====== Provided entries ======

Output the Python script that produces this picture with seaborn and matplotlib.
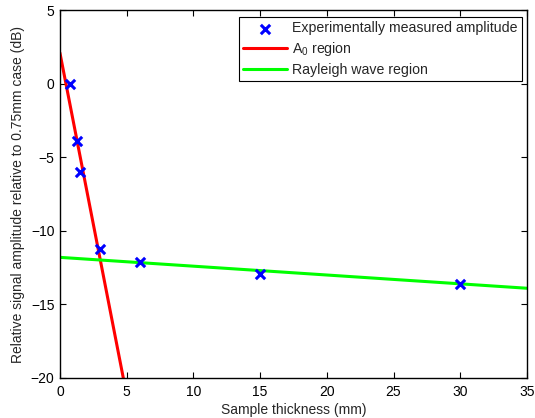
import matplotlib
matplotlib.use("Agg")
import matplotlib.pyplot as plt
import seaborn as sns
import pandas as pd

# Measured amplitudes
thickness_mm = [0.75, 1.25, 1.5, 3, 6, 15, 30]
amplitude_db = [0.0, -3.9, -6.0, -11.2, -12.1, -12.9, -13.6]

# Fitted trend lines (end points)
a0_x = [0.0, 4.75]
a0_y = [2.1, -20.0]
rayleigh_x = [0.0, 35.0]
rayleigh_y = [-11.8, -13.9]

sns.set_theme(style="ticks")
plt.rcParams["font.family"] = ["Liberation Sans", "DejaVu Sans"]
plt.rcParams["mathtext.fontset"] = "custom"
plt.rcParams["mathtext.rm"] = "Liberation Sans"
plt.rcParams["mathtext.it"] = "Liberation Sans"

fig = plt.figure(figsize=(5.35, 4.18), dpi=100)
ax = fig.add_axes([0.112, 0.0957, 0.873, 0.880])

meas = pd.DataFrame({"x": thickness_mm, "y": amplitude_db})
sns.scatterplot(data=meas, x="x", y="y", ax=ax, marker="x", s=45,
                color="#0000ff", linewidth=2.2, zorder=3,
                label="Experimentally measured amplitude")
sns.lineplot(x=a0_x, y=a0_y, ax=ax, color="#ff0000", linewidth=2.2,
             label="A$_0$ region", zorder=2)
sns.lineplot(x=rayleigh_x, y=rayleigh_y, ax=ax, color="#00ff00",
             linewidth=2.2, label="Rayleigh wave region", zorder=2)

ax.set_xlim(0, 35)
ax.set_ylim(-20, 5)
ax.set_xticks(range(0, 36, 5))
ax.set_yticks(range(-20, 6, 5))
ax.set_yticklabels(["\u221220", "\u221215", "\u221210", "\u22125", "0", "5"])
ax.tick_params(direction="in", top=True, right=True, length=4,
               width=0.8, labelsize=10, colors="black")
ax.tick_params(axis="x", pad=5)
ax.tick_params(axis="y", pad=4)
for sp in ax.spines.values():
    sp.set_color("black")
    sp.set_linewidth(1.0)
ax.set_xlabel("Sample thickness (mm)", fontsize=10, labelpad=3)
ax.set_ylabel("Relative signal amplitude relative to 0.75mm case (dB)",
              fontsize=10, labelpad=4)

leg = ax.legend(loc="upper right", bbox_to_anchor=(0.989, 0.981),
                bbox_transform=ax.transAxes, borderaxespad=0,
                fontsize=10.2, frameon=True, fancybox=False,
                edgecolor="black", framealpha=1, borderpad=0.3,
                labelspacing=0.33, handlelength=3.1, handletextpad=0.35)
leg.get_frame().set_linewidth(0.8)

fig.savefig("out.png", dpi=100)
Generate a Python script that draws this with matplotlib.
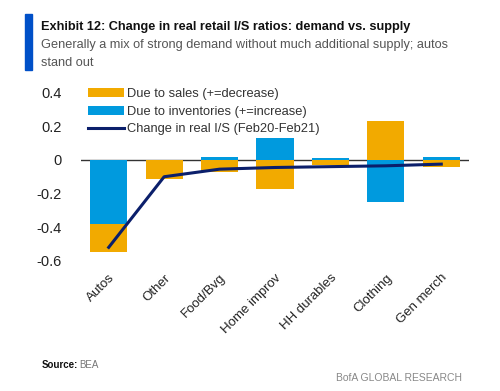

======

### Goal of the exercise
In the records above, locate each line with the word "that". Copy all such lines.

### Exercise solution
Output the Python script that produces this picture with seaborn and matplotlib.
Generate a Python script that draws this with matplotlib.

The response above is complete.